If you have a child that is starting school in September, then you will understand that today is an emotional day. And I am feeling rather emotional.
Today is the day that we find out what school my rainbow is official going to In September.
How has that happened, in a blink of an eye, she's gone from a tiny 5 ½ oz baby, who seem so small in my arms.
To a chatty, confident, beautiful little girl, that is so excited about starting big school in September.
Why do they grow up so fast?
We got our first choose school which is the school in our village. Two minute walk from our house.
My baby is starting school!
It also seems to bring more stress and worry to myself, whether it just the same for other parents or if it doesn’t help with my mental illness.

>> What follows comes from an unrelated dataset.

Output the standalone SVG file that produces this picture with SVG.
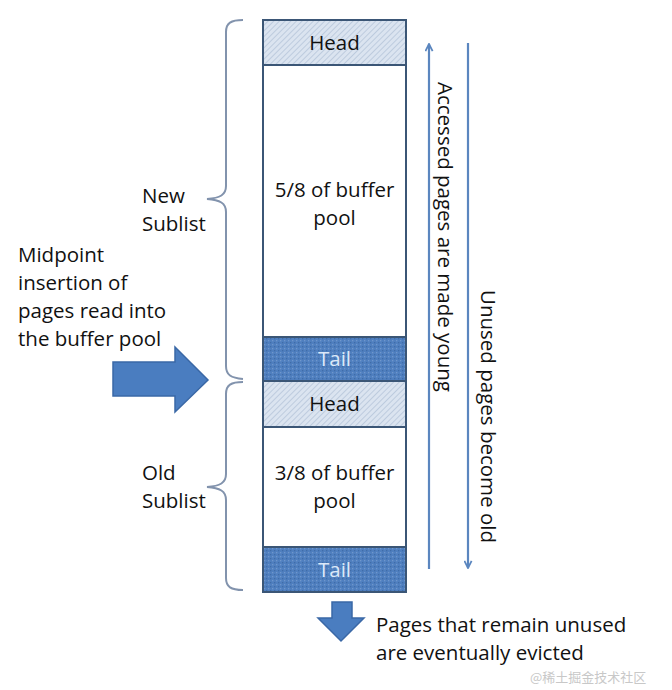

But I find myself stressing about school drop of and pick up and my job at present. I've been talking to the preschool that she attends on a Monday, as they do breakfast and after school club.
I work four days a week. Monday, Tuesday, Thursday and Friday. Rainbow goes to her dads Thursday evening till Saturday afternoon.
So I'm hoping to be able to drop off and pick up rainbow two days a week and then put her in breakfast and after school club two days.
I don’t want to have to keep relaying on my ex mother-in-law anymore. If she wants to pick Rainbow up from school etc I want it to be because she wants to, not because she has too. If that makes sense.
At present she picks rainbow up from preschool and nursery on a Monday and Tuesday for me.
Then rainbows dad doing Fridays drop off and pick up, when he has her.
But as I can work different rotas from 7.30am-6pm every week its stressing me out a little
I don’t have any family close to me as they all live at least an hour away.
(I am currently talking to my boss and trying to sort it all out)
Saturday 28th April 2018
More stress. Rainbows dad has just dropped her off and explained that his job might be changing soon but he doesn’t know for sure at the moment.
This may mean that he can’t have rainbow on a Thursday night as usual.
It will leave me with sorting out, school drop off, pick up and childcare for a Friday as well as the rest of the week.
Stress stress stress!
Don’t get me wrong, I'm glad that he's keeping me in the loop and he has said that obviously if he can’t have her Thursday night that he would give me some more maintence money. Which I do really appreciate.
It just not helping my mental health issues, but that’s a different story completely.
I'm going to go and have a cup of tea and chill for a bit. Well as much as I can with a 4 year old. While she's playing with her new favourite thing - slime.